## WRITTEN PROBLEM
Omit pictures and quote the listing below line by line, from its start through the line that holds "const yAxisTitle = 'Positive".

## STORED DATA

-- start --

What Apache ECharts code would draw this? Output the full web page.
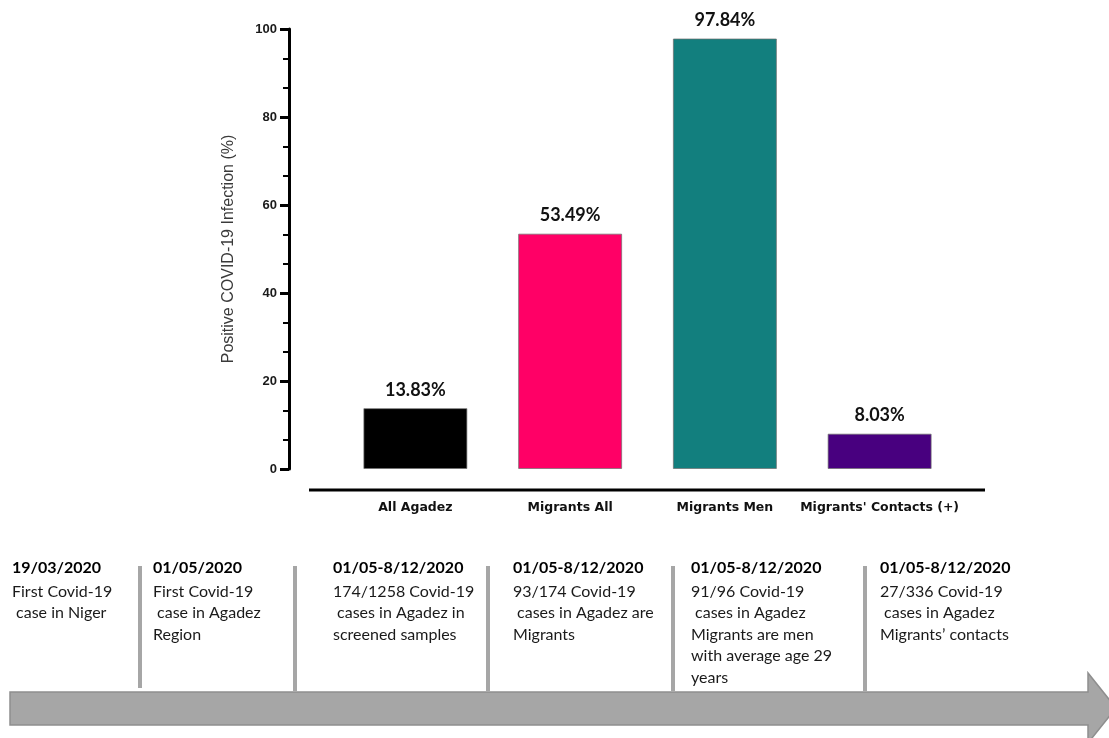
<!DOCTYPE html>
<html>
<head>
<meta charset="utf-8">
<script src="https://cdn.jsdelivr.net/npm/echarts@6/dist/echarts.min.js"></script>
<style>
html,body{margin:0;padding:0;background:#fff;}
#chart{width:1109px;height:738px;}
</style>
</head>
<body>
<div id="chart"></div>
<script>
// ---- data ----
const categories = ['All Agadez', 'Migrants All', 'Migrants Men', "Migrants' Contacts (+)"];
const positivity = [13.83, 53.49, 97.84, 8.03];
const yTicks = [0, 20, 40, 60, 80, 100];
const yAxisTitle = 'Positive COVID-19 Infection (%)';

const timelineDates = ['19/03/2020', '01/05/2020', '01/05-8/12/2020', '01/05-8/12/2020', '01/05-8/12/2020', '01/05-8/12/2020'];
const timelineNotes = [
  ['First Covid-19', ' case in Niger'],
  ['First Covid-19', ' case in Agadez', 'Region'],
  ['174/1258 Covid-19', ' cases in Agadez in', 'screened samples'],
  ['93/174 Covid-19', ' cases in Agadez are', 'Migrants'],
  ['91/96 Covid-19', ' cases in Agadez', 'Migrants are men', 'with average age 29', 'years'],
  ['27/336 Covid-19', ' cases in Agadez', 'Migrants\u2019 contacts']
];

// ---- styles / layout ----
const barColors = ['#000000', '#FF0066', '#127F7E', '#48007F'];
const blockX = [12, 153, 333, 513, 691, 880];
const sepX = [140, 295, 488, 673, 865];
const grey = '#A6A6A6';

const chart = echarts.init(document.getElementById('chart'), null, {renderer: 'canvas'});

const graphics = [];
// extended x axis baseline (GraphPad style, detached)
graphics.push({type: 'line', shape: {x1: 309, y1: 490, x2: 985, y2: 490}, style: {stroke: '#000', lineWidth: 3}, z: 10});
// timeline arrow
graphics.push({
  type: 'polygon',
  shape: {points: [[10, 692], [1088, 692], [1088, 673], [1116, 708], [1088, 743], [1088, 725], [10, 725]]},
  style: {fill: grey, stroke: '#8E8E8E', lineWidth: 1.5}
});
sepX.forEach((x, i) => {
  graphics.push({type: 'rect', shape: {x: x - 2, y: 566, width: 4, height: (i === 0 ? 122 : 125)}, style: {fill: grey}});
});
timelineDates.forEach((d, i) => {
  graphics.push({
    type: 'text', x: blockX[i], y: 560,
    style: {text: d, fontFamily: 'Lato', fontWeight: 'bold', fontSize: 16, fill: '#000', verticalAlign: 'top', align: 'left'}
  });
  graphics.push({
    type: 'text', x: blockX[i], y: 581,
    style: {text: timelineNotes[i].join('\n'), fontFamily: 'Lato', fontSize: 16, lineHeight: 21.5, fill: '#1a1a1a', verticalAlign: 'top', align: 'left'}
  });
});

chart.setOption({
  animation: false,
  backgroundColor: '#ffffff',
  grid: {left: 338, right: 152, top: 29, height: 440, containLabel: false},
  xAxis: {
    type: 'category',
    data: categories,
    offset: 21,
    axisLine: {show: false},
    axisTick: {show: false},
    axisLabel: {margin: 11, fontFamily: 'DejaVu Sans', fontWeight: 'bold', fontSize: 12.5, color: '#111', interval: 0}
  },
  yAxis: {
    type: 'value',
    min: yTicks[0], max: yTicks[yTicks.length - 1], interval: yTicks[1] - yTicks[0],
    offset: 49,
    name: yAxisTitle,
    nameLocation: 'middle',
    nameRotate: 90,
    nameGap: 52,
    nameTextStyle: {fontFamily: 'Liberation Sans', fontSize: 16, color: '#3a3a3a'},
    axisLine: {show: true, lineStyle: {color: '#000', width: 3}},
    axisTick: {show: true, length: 9, lineStyle: {color: '#000', width: 3}},
    minorTick: {show: true, splitNumber: 3, length: 6, lineStyle: {color: '#000', width: 2}},
    splitLine: {show: false},
    axisLabel: {margin: 12, fontFamily: 'Liberation Sans', fontWeight: 'bold', fontSize: 13, color: '#1a1a1a'}
  },
  series: [{
    type: 'bar',
    barWidth: 104,
    data: positivity.map((v, i) => ({value: v, itemStyle: {color: barColors[i], borderColor: 'rgba(110,110,110,0.7)', borderWidth: 1}})),
    label: {
      show: true, position: 'top', distance: 9,
      formatter: p => p.value.toFixed(2) + '%',
      fontFamily: 'Lato', fontWeight: 'bold', fontSize: 18, color: '#111'
    }
  }],
  graphic: graphics
});
</script>
</body>
</html>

-- end --

## COMPLETE ANSWER
What Apache ECharts code would draw this? Output the full web page.
<!DOCTYPE html>
<html>
<head>
<meta charset="utf-8">
<script src="https://cdn.jsdelivr.net/npm/echarts@6/dist/echarts.min.js"></script>
<style>
html,body{margin:0;padding:0;background:#fff;}
#chart{width:1109px;height:738px;}
</style>
</head>
<body>
<div id="chart"></div>
<script>
// ---- data ----
const categories = ['All Agadez', 'Migrants All', 'Migrants Men', "Migrants' Contacts (+)"];
const positivity = [13.83, 53.49, 97.84, 8.03];
const yTicks = [0, 20, 40, 60, 80, 100];
const yAxisTitle = 'Positive COVID-19 Infection (%)';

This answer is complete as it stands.